2017年3月に決定された「働き方改革実行計画」により、日本の会社員における副業は「原則禁止」から「原則容認」へと真逆に変わった。副業は赤字を補填できたり、給与所得のある人にはメリットの多い稼ぎ方である。

副業の原則容認により、解雇や減給といった懲戒処分が認められないケースは増えていくだろう。ただ、全ての副業が無条件に許されるわけではない。
この記事では副業禁止の会社で副業をしたい人のために
▶ 副業が原則容認でも守るべきルール
から
▶ 副業禁止の会社で副業を行う前に知っておくべきこと
まで詳しく述べていきたいと思う。
副業が原則容認でも守るべきルール
まず、会社は副業(兼業)禁止規定を設けても良い。多くの判例でも、兼業禁止規定自体は有効と判断されている。したがって、兼業禁止規定がある点について争うのは賢明ではない。副業がバレた時、多くの会社員は兼業禁止規定があること自体おかしいと会社を責める。しかし、この点で文句は言うべきではないのだ。

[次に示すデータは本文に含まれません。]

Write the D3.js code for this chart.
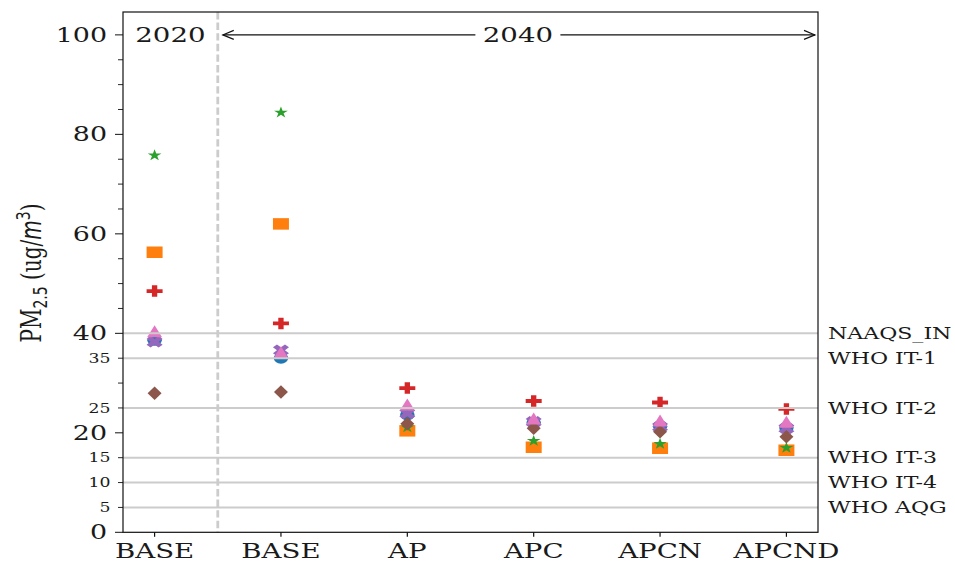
<!DOCTYPE html>
<html><head><meta charset="utf-8">
<script src="https://cdn.jsdelivr.net/npm/d3@7"></script>
<style>html,body{margin:0;padding:0;background:#fff;}svg{display:block;}</style>
</head><body>
<svg id="chart" width="955" height="562"></svg>
<script>
// ---------- data ----------
const categories = ["BASE", "BASE", "AP", "APC", "APCN", "APCND"];
const seriesBlue   = [38.6, 35.0, 23.6, 22.0, 21.3, 21.0];
const seriesOrange = [56.3, 62.0, 20.4, 17.1, 16.9, 16.5];
const seriesGreen  = [75.9, 84.5, 21.2, 18.5, 17.9, 17.1];
const seriesRed    = [48.5, 42.0, 29.0, 26.4, 26.1, 24.8];
const seriesPurple = [38.3, 36.6, 23.9, 22.2, 21.2, 20.9];
const seriesBrown  = [27.95, 28.2, 21.8, 20.9, 20.2, 19.2];
const seriesPink   = [40.4, 36.2, 25.7, 22.9, 22.5, 22.2];
const thresholdValues = [40, 35, 25, 15, 10, 5];
const thresholdLabels = ["NAAQS_IN", "WHO IT-1", "WHO IT-2", "WHO IT-3", "WHO IT-4", "WHO AQG"];
const majorTicks = [0, 20, 40, 60, 80, 100];
const labeledMinorTicks = [5, 10, 15, 25, 35];
const minorTicks = [5, 10, 15, 25, 30, 35, 45, 50, 55, 65, 70, 75, 85, 90, 95];
const periodLabels = ["2020", "2040"];

// ---------- setup ----------
const SX = 1.38; // horizontal stretch of the reference
const serif = "'DejaVu Serif', serif";
const sans = "'DejaVu Sans', sans-serif";
const svg = d3.select("#chart");
const L = 123, R = 818, T = 12, B = 532.3;
const x = d3.scaleLinear().domain([-0.25, 5.25]).range([L, R]);
const y = d3.scaleLinear().domain([0, 104.6]).range([B, T]);
const gray = "#cccccc";

function stext(g, px, py, str, size, anchor, extra) {
  const t = g.append("text")
    .attr("transform", `translate(${px},${py}) scale(${SX},1)`)
    .attr("font-family", serif).attr("font-size", size)
    .attr("text-anchor", anchor).attr("fill", "#1a1a1a")
    .text(str);
  if (extra) extra(t);
  return t;
}

// unit-box marker paths
const shapes = {};
(function(){ const p = d3.path(); p.arc(0,0,0.5,0,2*Math.PI); shapes.circle = p.toString(); })();
shapes.square = "M-0.5,-0.5L0.5,-0.5L0.5,0.5L-0.5,0.5Z";
shapes.diamond = "M0,-0.5L0.5,0L0,0.5L-0.5,0Z";
shapes.triangle = "M0,-0.5L0.5,0.5L-0.5,0.5Z";
(function(){
  const pts = [];
  for (let i = 0; i < 10; i++) {
    const r = i % 2 === 0 ? 0.5 : 0.5 * 0.381966;
    const a = -Math.PI / 2 + i * Math.PI / 5;
    pts.push([r * Math.cos(a), r * Math.sin(a) + 0.05]);
  }
  shapes.star = "M" + pts.map(p => p.join(",")).join("L") + "Z";
  const plus = [[-1,-3],[1,-3],[1,-1],[3,-1],[3,1],[1,1],[1,3],[-1,3],[-1,1],[-3,1],[-3,-1],[-1,-1]].map(p => [p[0]/6, p[1]/6]);
  shapes.plus = "M" + plus.map(p => p.join(",")).join("L") + "Z";
  const c = Math.SQRT1_2 / 0.94;
  const xs = plus.map(p => [(p[0] - p[1]) * c, (p[0] + p[1]) * c]);
  shapes.x = "M" + xs.map(p => p.join(",")).join("L") + "Z";
})();

const series = [
  {values: seriesBlue,   color: "#1f77b4", shape: "circle",   w: 14.5, h: 11},
  {values: seriesOrange, color: "#ff7f0e", shape: "square",   w: 16,   h: 11.5},
  {values: seriesGreen,  color: "#2ca02c", shape: "star",     w: 14.5, h: 12},
  {values: seriesRed,    color: "#d62728", shape: "plus",     w: 16,   h: 11.5},
  {values: seriesPurple, color: "#9467bd", shape: "x",        w: 16,   h: 11.5},
  {values: seriesBrown,  color: "#8c564b", shape: "diamond",  w: 14,   h: 13.5},
  {values: seriesPink,   color: "#e377c2", shape: "triangle", w: 15,   h: 12}
];

// ---------- markers ----------
const gm = svg.append("g");
series.forEach(s => {
  gm.selectAll(null).data(s.values).enter().append("path")
    .attr("d", shapes[s.shape])
    .attr("transform", (d, i) => `translate(${x(i)},${y(d)}) scale(${s.w},${s.h})`)
    .attr("fill", s.color);
});

// ---------- reference lines ----------
const gl = svg.append("g");
gl.selectAll(null).data(thresholdValues).enter().append("line")
  .attr("x1", L).attr("x2", R)
  .attr("y1", d => y(d)).attr("y2", d => y(d))
  .attr("stroke", gray).attr("stroke-width", 2);
gl.append("line")
  .attr("x1", x(0.5)).attr("x2", x(0.5)).attr("y1", T).attr("y2", B)
  .attr("stroke", gray).attr("stroke-width", 2.8).attr("stroke-dasharray", "7.4,3.2");

// threshold labels
thresholdValues.forEach((v, i) => {
  stext(svg, R + 10, y(v), thresholdLabels[i], 16, "start", t => t.attr("dy", "0.36em"));
});

// ---------- axes ----------
const ga = svg.append("g");
ga.append("rect").attr("x", L).attr("y", T).attr("width", R - L).attr("height", B - T)
  .attr("fill", "none").attr("stroke", "#111").attr("stroke-width", 1.2);
// y ticks
ga.selectAll(null).data(majorTicks).enter().append("line")
  .attr("x1", L - 8).attr("x2", L).attr("y1", d => y(d)).attr("y2", d => y(d))
  .attr("stroke", "#111").attr("stroke-width", 1);
ga.selectAll(null).data(minorTicks).enter().append("line")
  .attr("x1", L - 5).attr("x2", L).attr("y1", d => y(d)).attr("y2", d => y(d))
  .attr("stroke", "#111").attr("stroke-width", 0.9);
majorTicks.forEach(v => stext(ga, L - 16, y(v), String(v), 19.5, "end", t => t.attr("dy", "0.365em")));
labeledMinorTicks.forEach(v => stext(ga, L - 12.5, y(v), String(v), 12.5, "end", t => t.attr("dy", "0.365em")));
// x ticks
categories.forEach((c, i) => {
  ga.append("line").attr("x1", x(i)).attr("x2", x(i)).attr("y1", B).attr("y2", B + 4.5)
    .attr("stroke", "#111").attr("stroke-width", 1.2);
  stext(ga, x(i), 557.5, c, 20, "middle");
});

// y label
const yl = svg.append("text")
  .attr("transform", `translate(41,273) scale(${SX},1) rotate(-90)`)
  .attr("text-anchor", "middle").attr("font-family", serif).attr("font-size", 20).attr("fill", "#1a1a1a");
yl.append("tspan").text("PM");
yl.append("tspan").attr("font-family", sans).attr("font-size", 14).attr("dy", 4).text("2.5");
yl.append("tspan").attr("dy", -4).text(" (ug/");
yl.append("tspan").attr("font-family", sans).attr("font-style", "italic").text("m");
yl.append("tspan").attr("font-family", sans).attr("font-size", 14).attr("dy", -8).text("3");
yl.append("tspan").attr("dy", 8).text(")");

// ---------- period annotations ----------
stext(svg, x(0.125), y(100), periodLabels[0], 20, "middle", t => t.attr("dy", "0.365em"));
const ay = y(100);
const ax1 = x(0.5) + 5, ax2 = R - 3;
svg.append("line").attr("x1", ax1).attr("x2", ax2).attr("y1", ay).attr("y2", ay)
  .attr("stroke", "#111").attr("stroke-width", 1.1);
svg.append("path").attr("d", `M${ax1 + 11},${ay - 4.5}L${ax1},${ay}L${ax1 + 11},${ay + 4.5}`)
  .attr("fill", "none").attr("stroke", "#111").attr("stroke-width", 1.1);
svg.append("path").attr("d", `M${ax2 - 11},${ay - 4.5}L${ax2},${ay}L${ax2 - 11},${ay + 4.5}`)
  .attr("fill", "none").attr("stroke", "#111").attr("stroke-width", 1.1);
svg.append("rect").attr("x", x(2.875) - 42.5).attr("y", ay - 13).attr("width", 85).attr("height", 26).attr("fill", "#fff");
stext(svg, x(2.875), ay, periodLabels[1], 20, "middle", t => t.attr("dy", "0.365em"));
</script>
</body></html>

会社員が争うべきは副業が会社にばれ、会社から何らかの懲戒処分(解雇や減給)を受けた際、この懲戒処分についてである。
有効な懲戒処分と判断されないために、副業を行うにあたり本業において
1.支障をきたさない
2.企業秩序を乱さない
3.競業避止義務を守る
以上のルールは守らなければならない。これらを守らずに副業をし、懲戒処分を受け、処分について裁判所で争っても不利な判決がなされる可能性は高い。懲戒処分についても当然、会社側の主張が正しいと客観的に判断されることもあるだろう。
本業に支障をきたさない
副業禁止規定の会社においても就業時間以外の活動は制限できない。しかし、就業時間以外でも、本業で支障をきたすような副業をしていた場合、懲戒処分は認められてしまう。
本業で支障をきたすような副業かどうかは
・副業している日数
・時間
・時間帯
・疲労度
などから判断される。
過去に「本業以外のアルバイトを深夜に長時間続けている」を理由に解雇され、裁判になったことがある。この判決は「単なる余暇利用のアルバイトの域を超えるもの」と判断され、会社側の主張(解雇)が認められている。
企業秩序を乱さない
企業秩序を乱すような副業としてはMLM(ネットワークビジネス)の勧誘を社内で行ったり、暴力団などの反社会勢力と接点を持ったりするビジネスがある。
社内秩序を乱すような副業を行った場合、副業が禁止されていない会社でも有効な懲戒処分の対象になりうる。
また、守秘義務を守らなかった場合、たとえば、社内のノウハウや秘密情報、顧客情報などを使って副業をすることも、企業秩序を乱す行為、もしくは下記で紹介する競業避止義務違反になりうる。
競業避止義務を守る
副業の業務が本業と競合する場合、これも有効な懲戒処分の対象となりうる。たとえば、本業と同じ商品を同じ取引先から仕入れただけで、解雇事由に相当するとした判例もある。
ネットショップ、店舗での小売を副業で行う場合、違う商品・ジャンル、できれば違う取引先を使う必要があるだろう。アフィリエイトサイトなどのメディア運営の副業でも、同じジャンルの情報を扱い、アクセスを奪い合うような関係になるのは好ましくない。
本業とビジネス上でライバルになりうるような副業は広く競業避止義務違反に該当すると覚えておくべきだ。
副業禁止の会社で副業を行う前に知っておくべきこと
副業の原則容認は民間企業に限った話である。公務員は2018年6月に公益的活動に限った副業「のみ」が容認の方針になっただけである。
近年は地方公務員も地域の情報を発信したり、個人でのビジネスが活発になっている。公務員の多くは上司や組織に確認した上で、こうした副業も行う人は増えているだろう。
民間企業では、上で詳しく説明したように、副業は原則容認となった。副業(兼業)が社内規定で禁止されている場合も、
1.本業に支障をきたさない
2.企業秩序を乱さない
3.競業避止義務を守る
以上のことを守れば、懲戒処分などの処分が無効になりうる。国の方針や判例に従った上で副業を行えば、会社も処分しにくいだろう。
ただ、懲戒処分がなされないと言っても、会社の要望を無視して社外の活動を続ければ、社内での立場が悪くなるのは否定できない。出世や昇給に影響するかもしれない。したがって、副業禁止規定(原則副業禁止の規定)を設けている会社に対しては、副業を容認してもらった上で、副業規定を作成してもらうように求めてみよう。会社員としては副業規定に従って副業できる形にするのが、もっとも理想的な形になるからだ。
副業禁止規定を設けており、副業規定を作成してもらえない会社で副業するなら、なるべくバレずに副業を行わなければならないだろう。